Copy the records below exactly, leaving out every picture.

* **DATA FOR THIS TASK**
*-*-*
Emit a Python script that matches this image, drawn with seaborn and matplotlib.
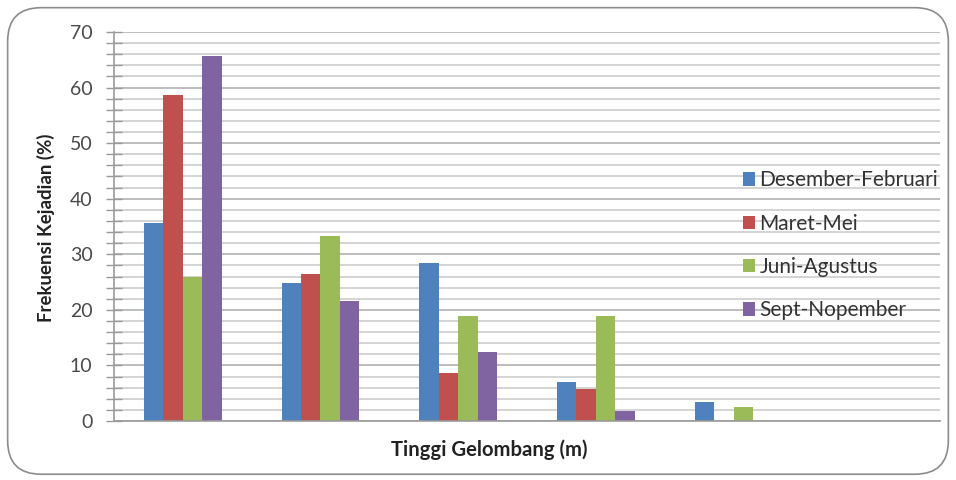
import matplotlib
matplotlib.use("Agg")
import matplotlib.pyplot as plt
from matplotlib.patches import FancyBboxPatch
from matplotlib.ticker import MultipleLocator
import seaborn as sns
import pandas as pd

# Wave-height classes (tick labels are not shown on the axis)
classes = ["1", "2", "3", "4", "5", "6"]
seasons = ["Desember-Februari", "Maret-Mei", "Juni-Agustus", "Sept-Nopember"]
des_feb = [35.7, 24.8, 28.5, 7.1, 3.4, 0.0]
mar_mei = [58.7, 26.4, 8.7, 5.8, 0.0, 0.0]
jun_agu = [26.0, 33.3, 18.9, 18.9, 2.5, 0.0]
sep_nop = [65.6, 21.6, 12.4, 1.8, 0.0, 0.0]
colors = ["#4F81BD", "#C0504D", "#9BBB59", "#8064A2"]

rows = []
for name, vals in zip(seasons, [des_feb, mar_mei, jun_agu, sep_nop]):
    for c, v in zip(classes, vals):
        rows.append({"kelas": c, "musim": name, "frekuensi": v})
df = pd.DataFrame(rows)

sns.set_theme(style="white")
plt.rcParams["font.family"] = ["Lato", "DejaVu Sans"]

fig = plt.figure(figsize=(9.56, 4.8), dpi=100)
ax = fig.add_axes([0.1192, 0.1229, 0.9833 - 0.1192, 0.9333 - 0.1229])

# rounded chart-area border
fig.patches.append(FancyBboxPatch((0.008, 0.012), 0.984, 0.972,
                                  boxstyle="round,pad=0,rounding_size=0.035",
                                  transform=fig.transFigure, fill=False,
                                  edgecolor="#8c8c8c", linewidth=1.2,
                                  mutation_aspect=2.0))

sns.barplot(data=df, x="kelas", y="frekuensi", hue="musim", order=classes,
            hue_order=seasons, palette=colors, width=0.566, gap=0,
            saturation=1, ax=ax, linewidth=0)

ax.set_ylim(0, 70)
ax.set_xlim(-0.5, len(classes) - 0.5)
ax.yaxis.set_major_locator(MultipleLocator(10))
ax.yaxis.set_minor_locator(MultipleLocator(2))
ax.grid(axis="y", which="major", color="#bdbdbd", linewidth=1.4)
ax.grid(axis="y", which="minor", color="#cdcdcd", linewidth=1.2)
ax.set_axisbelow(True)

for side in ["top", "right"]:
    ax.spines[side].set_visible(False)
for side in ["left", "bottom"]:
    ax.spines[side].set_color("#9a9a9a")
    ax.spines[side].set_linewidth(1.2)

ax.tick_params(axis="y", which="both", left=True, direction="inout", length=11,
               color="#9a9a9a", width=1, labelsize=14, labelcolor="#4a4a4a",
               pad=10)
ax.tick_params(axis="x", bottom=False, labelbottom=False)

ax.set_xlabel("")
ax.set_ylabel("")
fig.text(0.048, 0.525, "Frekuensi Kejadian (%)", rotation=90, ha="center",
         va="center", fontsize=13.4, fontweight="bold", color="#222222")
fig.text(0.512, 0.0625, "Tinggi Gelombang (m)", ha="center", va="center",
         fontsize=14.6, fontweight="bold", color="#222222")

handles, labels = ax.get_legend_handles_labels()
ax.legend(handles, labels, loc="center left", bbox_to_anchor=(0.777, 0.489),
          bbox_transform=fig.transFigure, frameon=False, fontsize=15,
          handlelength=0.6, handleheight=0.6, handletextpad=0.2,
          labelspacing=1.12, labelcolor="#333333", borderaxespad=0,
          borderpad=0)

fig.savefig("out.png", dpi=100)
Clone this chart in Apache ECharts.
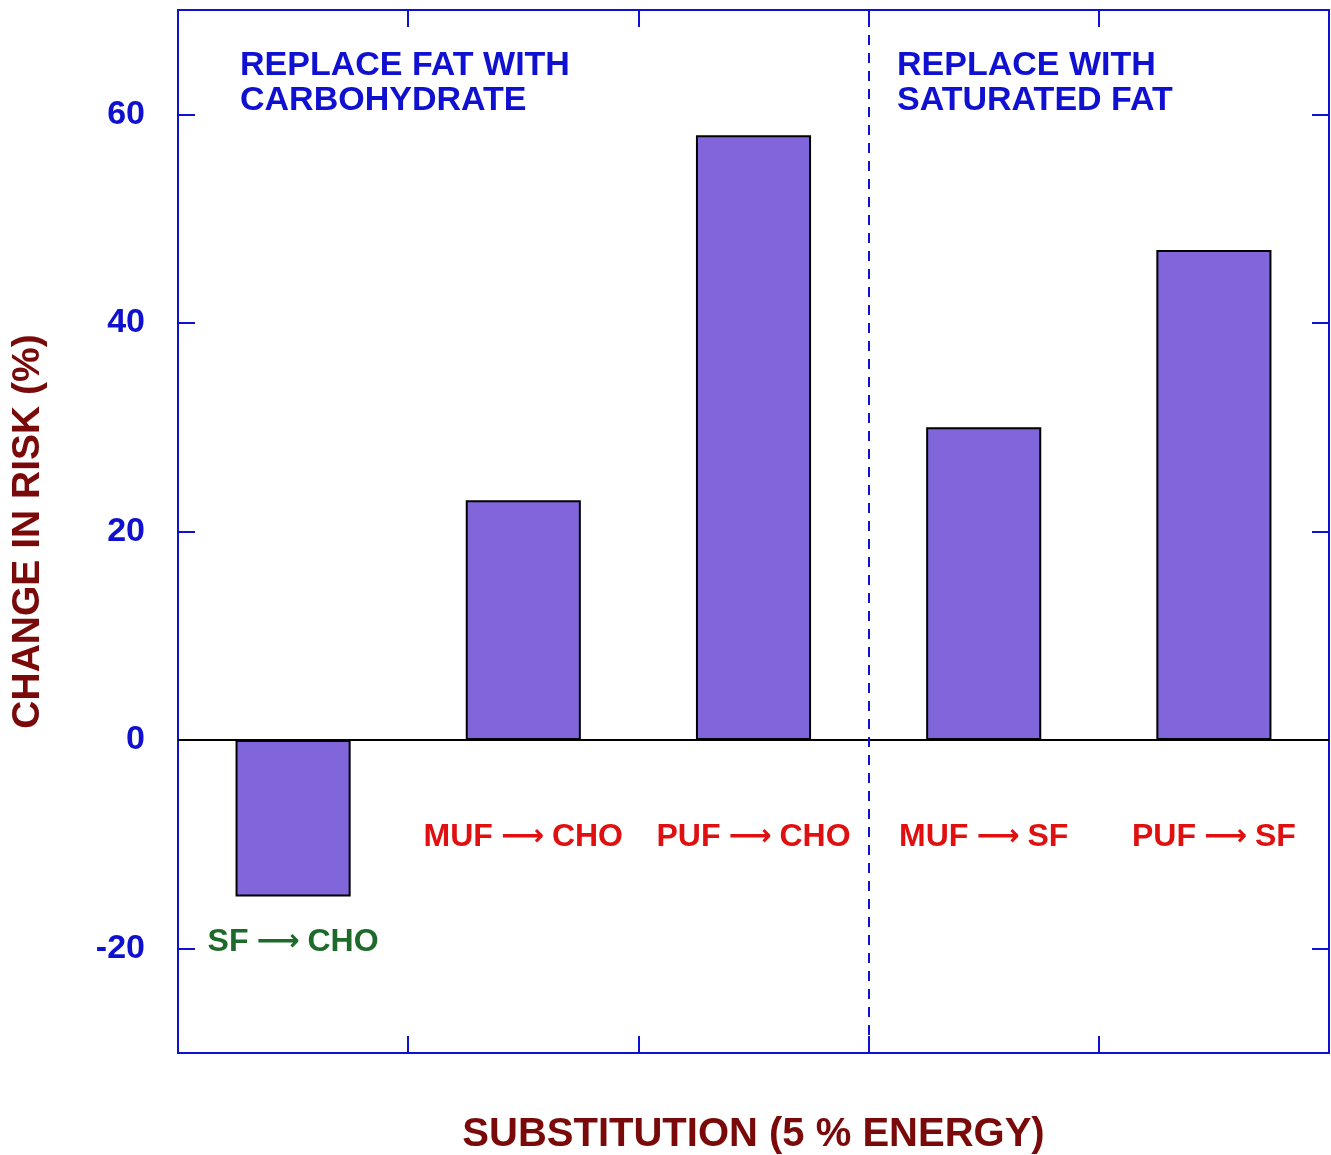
*-*-*
* **RESULT OF THIS EXERCISE**
Emit a Python script that matches this image, drawn with seaborn and matplotlib.
import matplotlib
matplotlib.use("Agg")
import matplotlib.pyplot as plt
from matplotlib.patches import FancyBboxPatch
from matplotlib.ticker import MultipleLocator
import seaborn as sns
import pandas as pd

# Wave-height classes (tick labels are not shown on the axis)
classes = ["1", "2", "3", "4", "5", "6"]
seasons = ["Desember-Februari", "Maret-Mei", "Juni-Agustus", "Sept-Nopember"]
des_feb = [35.7, 24.8, 28.5, 7.1, 3.4, 0.0]
mar_mei = [58.7, 26.4, 8.7, 5.8, 0.0, 0.0]
jun_agu = [26.0, 33.3, 18.9, 18.9, 2.5, 0.0]
sep_nop = [65.6, 21.6, 12.4, 1.8, 0.0, 0.0]
colors = ["#4F81BD", "#C0504D", "#9BBB59", "#8064A2"]

rows = []
for name, vals in zip(seasons, [des_feb, mar_mei, jun_agu, sep_nop]):
    for c, v in zip(classes, vals):
        rows.append({"kelas": c, "musim": name, "frekuensi": v})
df = pd.DataFrame(rows)

sns.set_theme(style="white")
plt.rcParams["font.family"] = ["Lato", "DejaVu Sans"]

fig = plt.figure(figsize=(9.56, 4.8), dpi=100)
ax = fig.add_axes([0.1192, 0.1229, 0.9833 - 0.1192, 0.9333 - 0.1229])

# rounded chart-area border
fig.patches.append(FancyBboxPatch((0.008, 0.012), 0.984, 0.972,
                                  boxstyle="round,pad=0,rounding_size=0.035",
                                  transform=fig.transFigure, fill=False,
                                  edgecolor="#8c8c8c", linewidth=1.2,
                                  mutation_aspect=2.0))

sns.barplot(data=df, x="kelas", y="frekuensi", hue="musim", order=classes,
            hue_order=seasons, palette=colors, width=0.566, gap=0,
            saturation=1, ax=ax, linewidth=0)

ax.set_ylim(0, 70)
ax.set_xlim(-0.5, len(classes) - 0.5)
ax.yaxis.set_major_locator(MultipleLocator(10))
ax.yaxis.set_minor_locator(MultipleLocator(2))
ax.grid(axis="y", which="major", color="#bdbdbd", linewidth=1.4)
ax.grid(axis="y", which="minor", color="#cdcdcd", linewidth=1.2)
ax.set_axisbelow(True)

for side in ["top", "right"]:
    ax.spines[side].set_visible(False)
for side in ["left", "bottom"]:
    ax.spines[side].set_color("#9a9a9a")
    ax.spines[side].set_linewidth(1.2)

ax.tick_params(axis="y", which="both", left=True, direction="inout", length=11,
               color="#9a9a9a", width=1, labelsize=14, labelcolor="#4a4a4a",
               pad=10)
ax.tick_params(axis="x", bottom=False, labelbottom=False)

ax.set_xlabel("")
ax.set_ylabel("")
fig.text(0.048, 0.525, "Frekuensi Kejadian (%)", rotation=90, ha="center",
         va="center", fontsize=13.4, fontweight="bold", color="#222222")
fig.text(0.512, 0.0625, "Tinggi Gelombang (m)", ha="center", va="center",
         fontsize=14.6, fontweight="bold", color="#222222")

handles, labels = ax.get_legend_handles_labels()
ax.legend(handles, labels, loc="center left", bbox_to_anchor=(0.777, 0.489),
          bbox_transform=fig.transFigure, frameon=False, fontsize=15,
          handlelength=0.6, handleheight=0.6, handletextpad=0.2,
          labelspacing=1.12, labelcolor="#333333", borderaxespad=0,
          borderpad=0)

fig.savefig("out.png", dpi=100)
Clone this chart in Apache ECharts.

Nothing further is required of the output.